What are the skills and attributes to be a successful VM?

You need to have a visual eye, therefore you need to be creative and it helps to be interested in art, especially if you are going to be designing displays.

For fashion roles, it is important to be able to spot fashion trends as you need to be able to interpret how to style products on mannequins so that they reflect and/or are aspirational for the target customer. It is often quite a physical role as you need to dismantle and assemble props and mannequins.

I also did short courses in carpentry and electrics as if you are creating or building props or amending lighting you need to be comfortable with tools like drills etc.
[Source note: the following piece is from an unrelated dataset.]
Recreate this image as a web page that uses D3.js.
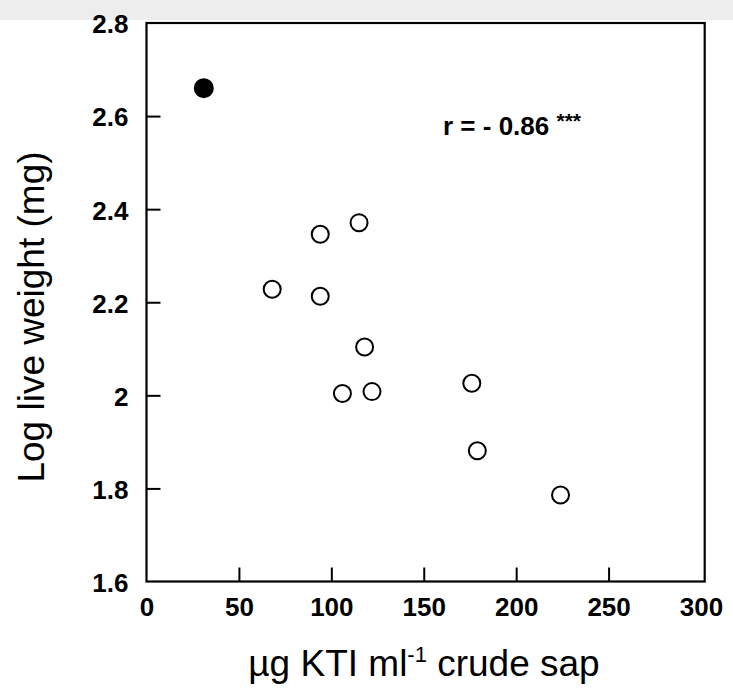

You also need to have good communication skills as you need to liaise with head office and store managers about what stock you are going to feature in a display and sometimes this is a lengthy process as each has their own point of view.

Do I need to do a design programme to be a VM?

There are a number of options as it is a young field. You can undertake a fashion marketing or retailing programme. Alternatively, you could study design (product or interior) or architecture.  Increasingly there are new programmes being developed which focus exactly on VM.

For example, we have a BA (Honours) Retail Branding and Visual Merchandising course which is hugely popular. I know that Pearl Academy are looking to increasing their offering in this field too.

The advice I would give to anyone wanting to get into the sector is to get experience with a variety of brands. So go into a store and ask to speak to manager to see if you can do an internship and shadow the in-house VM team.

How does one go about seeking a VM's job?

The best place to look for VM jobs is on the vacancies section of the main website of retailer brands. Also there are some specialised recruitment agencies which only look after retail jobs and they are a good place to start too.

I would recommend speaking or writing to the store manager or area manager to ask about current vacancies and potential work experience.